Q3. Where are technology and automation creating the most meaningful operational advantage in textiles today, and where do investments struggle to translate into real returns?


Meaningful operational advantage is being created in three areas: process automation in spinning (ring frames, auto-doffing, winding), energy management systems with real-time optimization, and digital quality assurance using machine vision. These have clear, measurable ROI — you reduce labor dependency, improve consistency, and lower unit energy cost. At Sutlej, our investments in captive power and modern spinning technology have directly translated into efficiency metrics that show up in EBITDA.
Where investments struggle to translate into real returns is in downstream automation and design-to-delivery digitalization. The challenge is ecosystem fragility — you can automate your end, but if your supply chain partners, sampling processes, or customer integration systems aren't aligned, the efficiency leaks away. Home textiles, for instance, involves significant customization, sampling cycles, and design iteration — automating this requires not just capital but a fundamental redesign of how you sell and service customers. 
Many operators invest in technology but don't change their operating model, and then wonder why the returns don't materialize. The other trap is ERP and MES implementations that get deployed but are never fully adopted. Technology without change management is just expensive infrastructure.

 


Q4. Where are sustainability and compliance expectations most constraining growth or margins in textiles, and how are leading operators navigating those trade-offs?


Sustainability is simultaneously a margin headwind and a market-access prerequisite — and the tension between those realities defines how well operators are managing it.
The most acute constraint is in export-facing businesses dealing with European buyers. EUDR traceability requirements, chemical compliance frameworks such as ZDHC, and scope 3 carbon reporting expectations are not optional—they're order qualifiers. The cost of compliance — in systems, certifications, and fiber premiums for BCI cotton or Tencel — is real and largely non-recoverable through price right now. Consumers, as I've seen in our own home textiles business, are aware of sustainability but still reluctant to pay a premium for it. That gap is a margin squeeze.
How are leading operators navigating it in the following three ways: 
1) Building compliance as a competitive moat — investing early so that when the market fully prices in sustainability, you're already there. 
2) Premiumization as the offset — if you're adding sustainability cost, you must simultaneously move toward higher-value product segments where you can price it in. 
3) Captive renewable energy — this is the one sustainability investment with a direct, calculable financial return. Reducing grid dependency through solar or wind gives you both a cost advantage and a credible scope 2 emissions story.
The operators who struggle are those treating sustainability as a compliance checkbox rather than a business strategy.

 


Q5. Which part of the textile value chain feels most fragile right now, and what early indicators tell you stress is building before it becomes disruption?
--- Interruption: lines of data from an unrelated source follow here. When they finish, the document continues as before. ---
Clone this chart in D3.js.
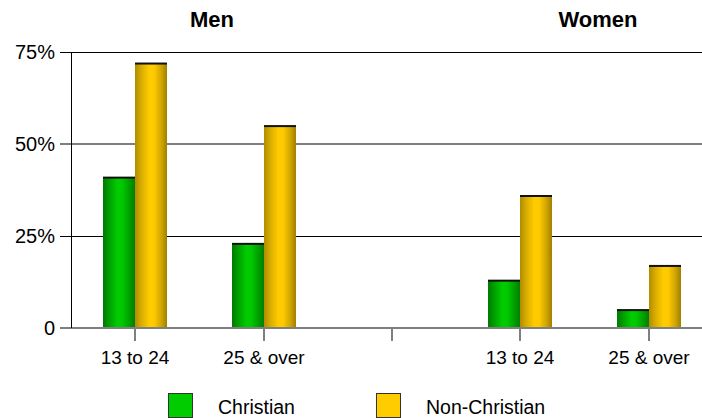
<!DOCTYPE html>
<html><head><meta charset="utf-8">
<script src="https://cdn.jsdelivr.net/npm/d3@7"></script>
<style>body{margin:0;background:#fff}svg{display:block;font-family:"Liberation Sans",Arial,sans-serif}</style>
</head><body><svg id="c" width="702" height="418"></svg>
<script>
const groups = ["Men", "Women"];
const slots = ["Men|13 to 24", "Men|25 & over", "gap", "Women|13 to 24", "Women|25 & over"];
const slotLabels = ["13 to 24", "25 & over", "", "13 to 24", "25 & over"];
const series = ["Christian", "Non-Christian"];
const christian = [41, 23, null, 13, 5];
const nonChristian = [72, 55, null, 36, 17];
const yTicks = [0, 25, 50, 75];
const yTickLabels = ["0", "25%", "50%", "75%"];
const colors = ["#00CC00", "#FFCC00"];

const svg = d3.select("#c");
const x = d3.scaleBand().domain(slots).range([71, 713]).padding(0);
const y = d3.scaleLinear().domain([0, 75]).range([328, 52]);
const inner = d3.scaleBand().domain(series).range([-32, 32]).padding(0);

// gradients
const defs = svg.append("defs");
const grads = [
  [["0%","#007A00"],["20%","#00A000"],["45%","#00CC00"],["60%","#00C800"],["85%","#009A00"],["100%","#007E00"]],
  [["0%","#B08C00"],["20%","#D8AD00"],["45%","#FFCC00"],["60%","#FFCA00"],["85%","#C9A000"],["100%","#A07E00"]]
];
grads.forEach((g,i)=>{
  const lg = defs.append("linearGradient").attr("id","g"+i).attr("x1","0%").attr("x2","100%").attr("y1","0%").attr("y2","0%");
  g.forEach(s=>lg.append("stop").attr("offset",s[0]).attr("stop-color",s[1]));
});

// gridlines
yTicks.forEach((t,i)=>{
  const yy = Math.round(y(t));
  const gray = (t===0 || t===50);
  svg.append("line").attr("x1",60).attr("x2",702).attr("y1",yy+(gray?0:0.5)).attr("y2",yy+(gray?0:0.5))
    .attr("stroke", gray ? "#7f7f7f" : "#000").attr("stroke-width", gray?2:1);
  svg.append("text").attr("x",55).attr("y",yy+7).attr("text-anchor","end")
    .attr("font-size",20).attr("fill","#000").text(yTickLabels[i]);
});
// y axis line
svg.append("line").attr("x1",71.5).attr("x2",71.5).attr("y1",y(75)).attr("y2",y(0)).attr("stroke","#000").attr("stroke-width",1);

// x ticks and labels
slots.forEach((s,i)=>{
  const cx = Math.round(x(s)+x.bandwidth()/2);
  svg.append("line").attr("x1",cx).attr("x2",cx).attr("y1",329).attr("y2",341).attr("stroke","#7f7f7f").attr("stroke-width",2);
  if (slotLabels[i]) svg.append("text").attr("x",cx).attr("y",364).attr("text-anchor","middle").attr("font-size",19).text(slotLabels[i]);
});

// bars
const vals = [christian, nonChristian];
series.forEach((ser,si)=>{
  slots.forEach((s,i)=>{
    const v = vals[si][i];
    if (v==null) return;
    const cx = Math.round(x(s)+x.bandwidth()/2);
    const bx = cx + inner(ser);
    svg.append("rect").attr("x",bx).attr("y",y(v)).attr("width",inner.bandwidth()).attr("height",y(0)-y(v)-1)
      .attr("fill","url(#g"+si+")");
    svg.append("line").attr("x1",bx).attr("x2",bx+inner.bandwidth()).attr("y1",y(v)+0.5).attr("y2",y(v)+0.5)
      .attr("stroke","#111").attr("stroke-width",2);
  });
});

// group titles
const titleX = [212, 598];
groups.forEach((g,i)=>{
  svg.append("text").attr("x",titleX[i]).attr("y",27).attr("text-anchor","middle")
    .attr("font-size",22).attr("font-weight","bold").text(g);
});

// legend
const legX = [168, 376];
series.forEach((ser,i)=>{
  svg.append("rect").attr("x",legX[i]+0.5).attr("y",393.5).attr("width",24).attr("height",24)
    .attr("fill",colors[i]).attr("stroke","#333").attr("stroke-width",1);
  svg.append("text").attr("x",legX[i]+50).attr("y",414).attr("font-size",19.5).text(ser);
});
</script></body></html>
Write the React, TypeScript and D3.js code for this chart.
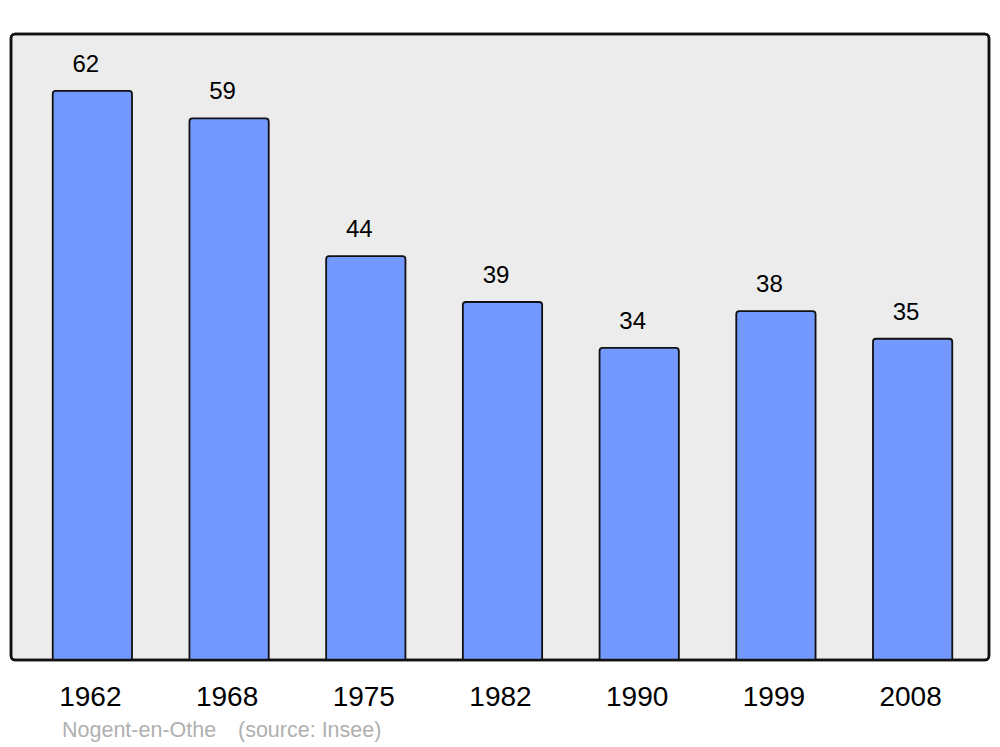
import React from "react";
import * as d3 from "d3";

const years = ["1962", "1968", "1975", "1982", "1990", "1999", "2008"];
const population = [62, 59, 44, 39, 34, 38, 35];
const townName = "Nogent-en-Othe";
const sourceText = "(source: Insee)";

export default function App() {
  const W = 1000, H = 747;
  const left = 11, right = 989, top = 34, bottom = 660;
  const x = d3.scaleBand<string>().domain(years).range([left + 2.5, right + 2.5]).paddingInner(0.42).paddingOuter(0.287);
  const y = d3.scaleLinear().domain([0, 68.2]).range([bottom, top]);
  const font = "'Liberation Sans', Arial, sans-serif";
  return (
    <svg width={W} height={H} style={{ position: "absolute", left: 0, top: 0 }} fontFamily={font}>
      <rect x={left} y={top} width={right - left} height={bottom - top} rx={4} fill="#ececec" stroke="#111" strokeWidth={2.5} />
      {years.map((yr, i) => {
        const bx = x(yr)!;
        const bw = x.bandwidth();
        const by = y(population[i]);
        const cx = bx + bw / 2;
        return (
          <g key={yr}>
            <path
              d={`M${bx},${bottom} V${by + 3} Q${bx},${by} ${bx + 3},${by} H${bx + bw - 3} Q${bx + bw},${by} ${bx + bw},${by + 3} V${bottom}`}
              fill="#7399ff" stroke="#111" strokeWidth={1.8} />
            <text x={cx - 6.5} y={by - 19} textAnchor="middle" fontSize={24} fill="#000">{population[i]}</text>
            <text x={cx - 2} y={706} textAnchor="middle" fontSize={28} fill="#000">{yr}</text>
          </g>
        );
      })}
      <rect x={left} y={top} width={right - left} height={bottom - top} rx={4} fill="none" stroke="#111" strokeWidth={2.5} />
      <text x={62} y={737} fontSize={21.5} fill="#b0b0b0">{townName}</text>
      <text x={238} y={737} fontSize={21.5} fill="#b0b0b0">{sourceText}</text>
    </svg>
  );
}
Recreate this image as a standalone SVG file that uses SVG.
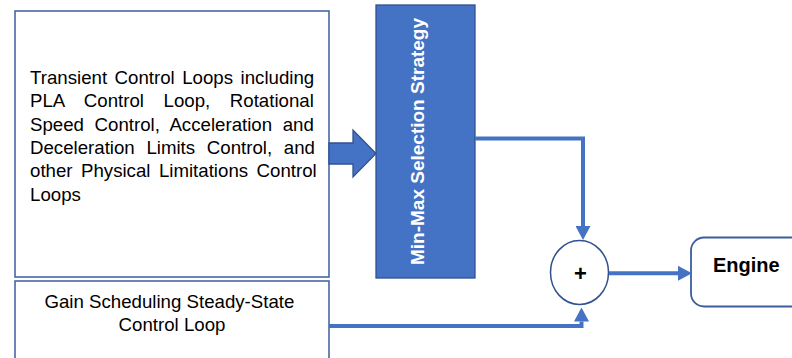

The mid-tier fabric processing and dyeing segment — and it's showing stress that most people aren't tracking closely enough.
Here's why. This segment is capital-intensive, water-intensive, compliance-heavy, and predominantly MSME-operated. It sits between upstream yarn manufacturing — which has scale and efficiency — and downstream brands or retailers who are getting more demanding, not less. The squeeze from both ends is intensifying.
The early indicators to be watched: cluster-level water and effluent compliance enforcement (Tiruppur, Surat, Panipat), credit access for MSME processors, and order lead-time compression from brands. When brands want faster turnaround, more customization, and lower MOQs — while also demanding compliance documentation — the mid-tier processor either invests and consolidates or falls behind.
The disruption when it comes won't look like a sudden collapse. It will look like progressive consolidation — the compliant, capitalized players absorbing volume, and a long tail of processors either exiting or becoming captive units. That's already beginning. The investor and strategy question is: are you positioned to be the consolidator, or are you exposed to this fragmentation?

 


Q6. Which markets or segments appear most promising on paper today, yet require the most operational capability to scale successfully, and what makes them challenging?


In my view, premium home textiles for Western markets and technical/performance yarn for apparel applications are the two segments that look most compelling on paper — and both require capabilities that most Indian operators underestimate.
Home textiles is a segment I know intimately. India has genuine scale advantages in yarn and fabric. The opportunity in the US and Europe — especially as China loses preferential access — is real. But to capture it, you need more than product. You need design capability, short-run manufacturing flexibility, speed to sample, and direct brand relationships. The customers you're chasing are sophisticated — they want co-creation, not just commodity supply. Building that capability requires talent, systems, and a willingness to rethink your commercial model entirely. Most Indian manufacturers are still operating in a push-supply mindset, even though the market wants a pull-response capability.
Technical Textiles — flame-retardant, moisture-management, antimicrobial — is the other high-promise segment. The demand is there across defense, healthcare, and performance apparel. But the challenge is application development capability and certification infrastructure. These aren't textiles you can sell out of a standard catalogue — every application requires deep technical co-development with the customer. That's a fundamentally different sales-and-R&D model, and very few Indian companies have credibly built it.

 


Q7. If you were an investor looking at companies within the space, what critical question would you pose to their senior management?


In the textile space, the question to possibly ask  is - "What has your company stopped doing in the last 12 months — and why?" Most management teams can tell you what they're building, where they're investing, and what their growth aspirations are. That's the easy half of the conversation. The hard half — and the more revealing one — is the discipline around capital allocation and management bandwidth.
Textiles is a capital-intensive, cycle-sensitive business. The companies that compound value over time are not the ones that chase every opportunity — they're the ones that make sharp choices. If a management team can't clearly articulate what they've walked away from, what they've wound down, or where they've deliberately not deployed capital — and why — that tells me they lack either the strategic clarity or the governance discipline to allocate resources wisely.
It also reveals risk culture. A team that has never consciously stopped anything is either in a market so benign that discipline hasn't been tested, or they're accumulating hidden complexity that will surface when the cycle turns. In textiles, the cycle always turns.